You pick up any report/paper/article on lessons from the crisis/preventing future crisis/reforming financial system and regulation  and one of the foremost suggestion you would get to read is – Implement Macroprudential approach to financial regulation.  It basically means the regulators need to shift from focusing on individual firms to the system as a whole. The individual firms may look well (just like before the crisis) but as a whole could pose risks to the entire system . Read this Bernanke speech for further insights.

FSA, UK conducted a conference to discuss Turner Review. I was reading this speech given by Adair Turner himself at this conference. It serves as a good summary of the review.

These words were of immediate interest to me.

The Review sets out eight sets of recommendation for regulatory reform. ……Fourth, the importance of macro-prudential analysis and intellectual challenge.  

however, one thing we clearly need is intellectual challenge to conventional wisdom. Because where we did do macro-prudential analysis, it often still failed to see the emerging problems.

Each edition of the IMF Global Financial Stability Report is full of macro-prudential analysis. But in April, 2006 it said this (Exhibit 16):

 ‘There is  a growing recognition that the  dispersion of credit risk by banks to a broader and more diverse group of investors, rather than warehousing such risk on their balance sheets, has helped make the banking and overall financial system more resilient.

The improved resilience may be seen in fewer bank failures and more consistent credit provision: consequently the commercial banks may be less vulnerable today to credit or economic shocks’

Which was not just wrong – but 180° wrong. So how do we ensure that we don’t in ten years’ time get it wrong again, going along with a dominant conventional wisdom? Market prices are subject to self-reinforcing herd effects: policymakers and policy intellectuals can be subject to intellectual herd effects; and there is no failsafe way to offset this human tendency to collective error. But we need as best possible to embed challenge into our institutions.

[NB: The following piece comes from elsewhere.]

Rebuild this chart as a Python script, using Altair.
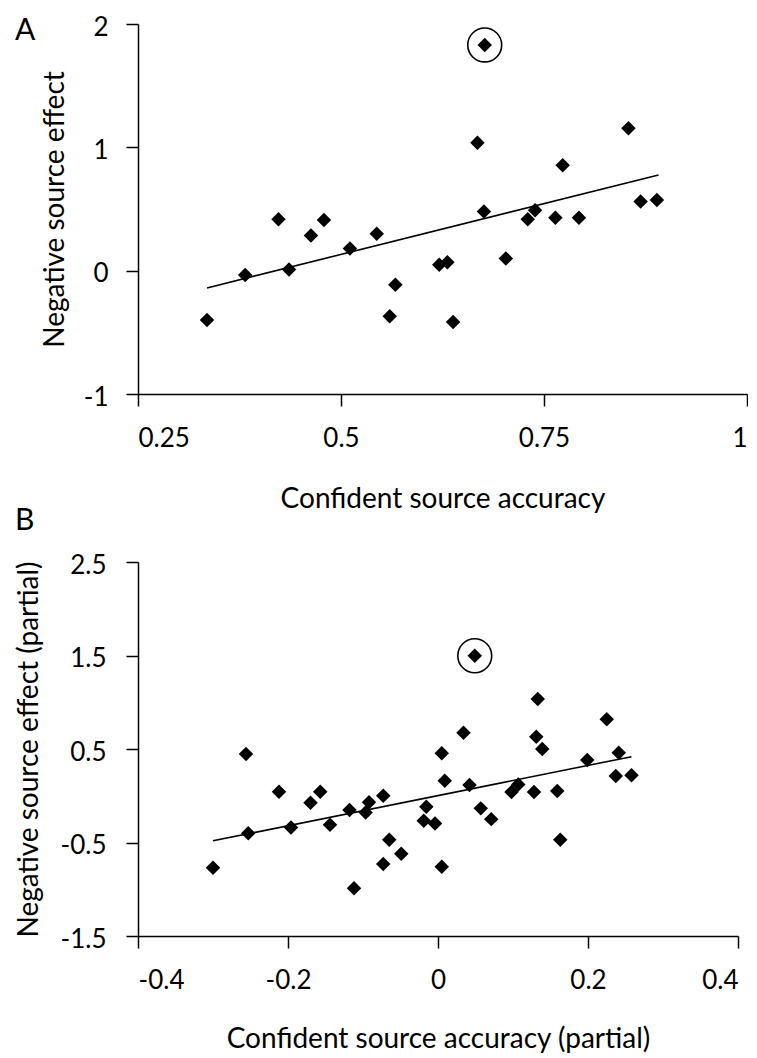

(IMF GFSR reports are here) This is excellent stuff again. Just like the crisis was a result of pessimism herd , the solutions also seem to following the herd  without actually checking whether it has been implemented already ? IMF has been using it and they have not been successful. IMF’s economists like Rogoff and Rajan did raise issues in their independent researches, but GFSR could not (ideally GFSR should have been able to see events as it sees the system as a whole).

Lord Turner is absolutely right in saying if we could not get it right then, what are the chances to get it right in next 10 years? Most of this macroprudential analysis is anyways going to be base on fancy models. Most of these models in turn will be based on the assumptions that have led to problems in the first place - people are rational and markets are efficient. And again we are most likely to get the same results – things are fine and this time is different (only to realise it is not).

This is not to say macroprudential exercise will not work etc. But to just point that it will be no magic potion. Bernanke in his speech had given a reality check on these models and they will be difficult to implement. Developed economies may still manage, it will be very difficult for emerging/developing economies.